The Flash (Barry Allen) appeared off and on in the Super Friends series throughout its run from 1973 to 1985, voiced by Ted Knight in season one and by Jack Angel from 1977 on. He initially appeared in Super Friends to help fellow Justice Leaguer, Superman. JLA members Flash, Green Lantern, and Batman eventually joined forces with Superman and the rest of the Super Friends in Challenge of the Superfriends, Superfriends: The Legendary Super Powers Show, and The Super Powers Team: Galactic Guardians.

===Green Lantern===

Hal Jordan was an occasional supporting character in the various Super Friends incarnations: Challenge of the Superfriends, Superfriends: The Legendary Super Powers Show, and The Super Powers Team: Galactic Guardians. Michael Rye provided the voice of Green Lantern.

Hal Jordan and his nemesis Sinestro were also regulars in Challenge of the Superfriends (as previously mentioned) which aired 1978–1979. One notable episode featured a re-telling of Jordan's origin in which the dying Abin Sur passes on his ring.

===Hawkgirl===
Hawkgirl (Shayera Hol (also Shayera Thal)) appeared in a few episodes of the Super Friends (between 1977 and 1983) paired alongside her husband Hawkman. She was voiced by Janet Waldo.

===Hawkman===
Hawkman (Katar Hol) has appeared as a Super Friend in The All-New Super Friends Hour, Challenge of the Superfriends, and The Super Powers Team: Galactic Guardians. His voice was provided by Jack Angel.

===Ethnic And International Super Friends members===
The Super Friends have two ethnic members and three international members. With the exception of Rima, all of these members were original characters created for Super Friends to increase the cast's ethnic diversity.

====Apache Chief====
Apache Chief (voiced by Michael Rye) is a Native American superhero. By speaking the Inuit word "Inyuk-chuk" ("Big Man"), Apache Chief can grow to vast sizes. In the episode "Colossus", Apache Chief grows to cosmic proportions (with the help of The Atom ) the Colossus, a titanic space creature.

====Black Vulcan====
Black Vulcan (voiced by Buster Jones) is African-American. His powers include the ability to emit electricity from his hands, as well as fly by charging his lower body with energy. On a few occasions, he exhibited the ability to assume a form of pure energy and travel at the speed of light. He was even able to travel back in time by fluctuating his body's energy in such a way that it opened a rift in space.

====El Dorado====
El Dorado (voiced by Fernando Escandon) is Hispanic and comes from an unspecified Latin country. He first appeared as a minor character in the Superfriends animated shorts, and later in Superfriends: The Legendary Super Powers Show as a full-time member.
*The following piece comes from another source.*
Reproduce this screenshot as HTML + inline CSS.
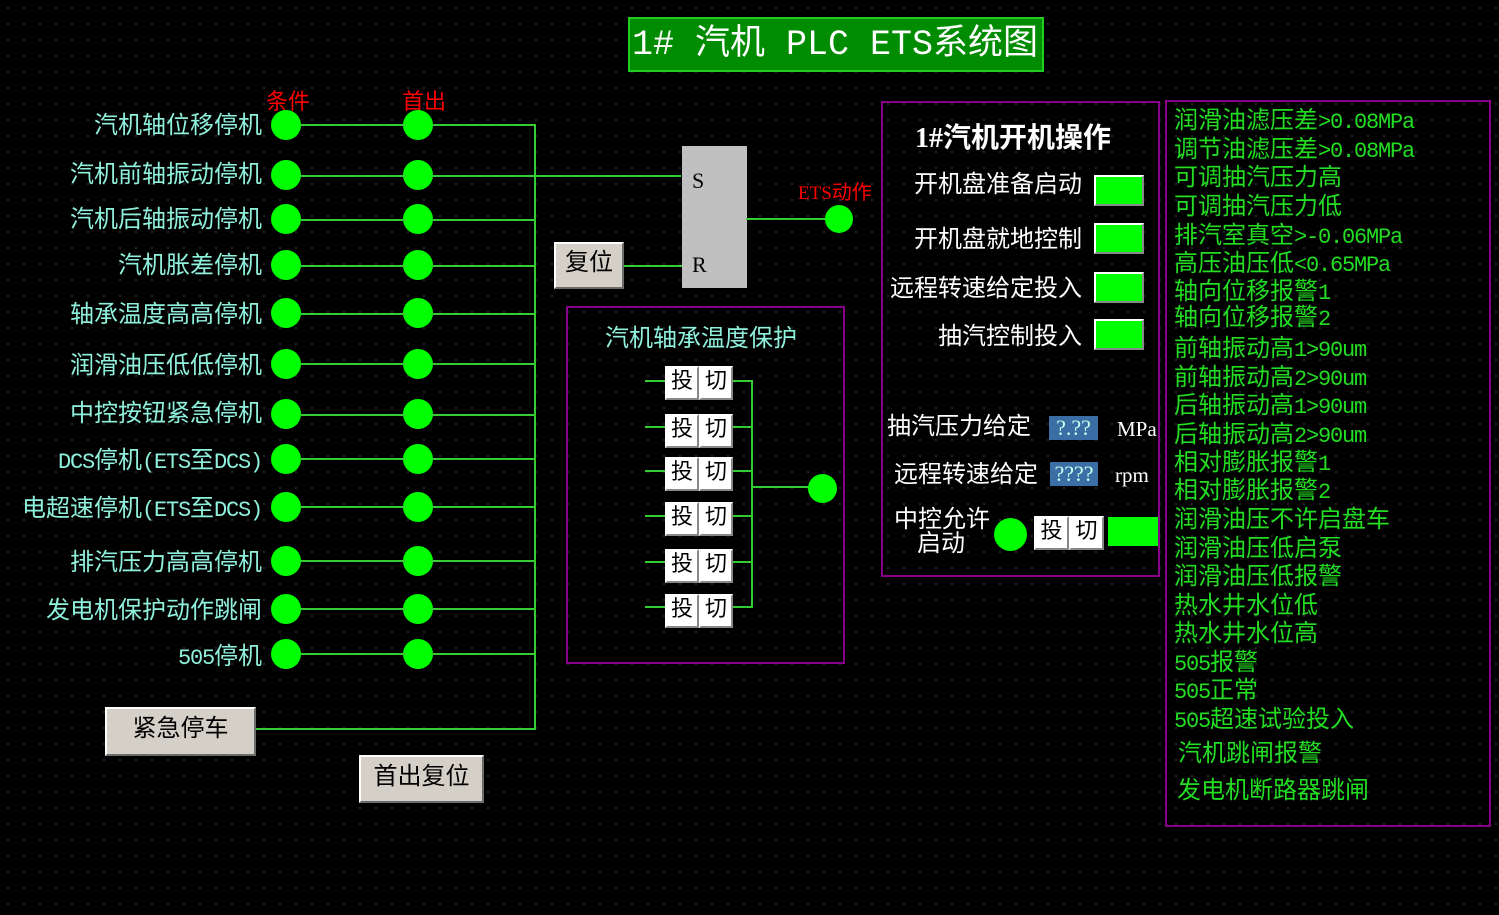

El Dorado's most frequently used ability was teleportation, which allows him to teleport himself and anything that he covers with his cape. He also exhibited some degree of mental powers, including telepathy and the ability to create illusions.

====Rima====
Rima the Jungle Girl appeared in two segments of Hanna-Barbera's The All-New Super Friends Hour for the 1977-78 season and one segment of The Superfriends for the 1980-81 season, alongside such mainstays as Aquaman, Batman, and Wonder Woman. Rima was originally created for the 1904 novel Green Mansions: A Romance of the Tropical Forest, where she originated from the rainforests of South America.

====Samurai====
Samurai (voiced by Jack Angel) is originally from Japan. He possesses the ability to manipulate wind, which allows him to create powerful gusts and fly by creating a small tornado around his lower body.

==One-shot Super Friends members==
The following is an overview of characters who only made one appearance on the series.

===Green Arrow===

The first television appearance of Green Arrow was a single guest spot in an episode of the original 1973 incarnation of Super Friends. He was voiced by Norman Alden. He was referred to as a "staunch member of the Justice League of America".

===Plastic Man===
Plastic Man made his animated debut in a cameo appearance in the Super Friends episode "Professor Goodfellow's G.E.E.C.", voiced by Norman Alden.

---Atom

==Junior Super Friends==
===Wendy and Marvin===
Wendy Harris and Marvin White are two junior superheroes in training who were created to act as comic relief and audience surrogates. In the comics, Wendy is stated to be the niece of Harvey Harris, a detective who once trained Batman when he was still a teenager. Marvin is the son of Diana Prince, a nurse whose name Wonder Woman took as an alias. Wendy and Marvin later appeared in the main DC Comics continuity, primarily appearing in the series Teen Titans.

====Wonder Dog====
Wonder Dog is the pet/sidekick of Wendy and Marvin. He appears in all 16 episodes of the original television series. Wonder Dog also appeared in the first six issues of the Super Friends comic book series.

===Wonder Twins===
The Wonder Twins made their debut in The All-New Super Friends Hour and went on to appear in Challenge of the Superfriends, The World's Greatest Super Friends, Super Friends, and Superfriends: The Legendary Super Powers Show. Zan (voiced by Michael Bell) and Jayna (voiced by Liberty Williams) are siblings from the planet Exxor who are being informally trained by the superheroes. Zan can transform into any form of water, while Jayna can transform into any animal. Their powers are activated via contact with each other.

====Gleek====
Gleek (vocal effects provided by Michael Bell) is a monkey-like alien the pet of the Wonder Twins. Gleek is often used as comic relief for the series, as the character often gets into mischief. Gleek possesses a stretchable, prehensile tail and communicates in an unintelligible alien tongue.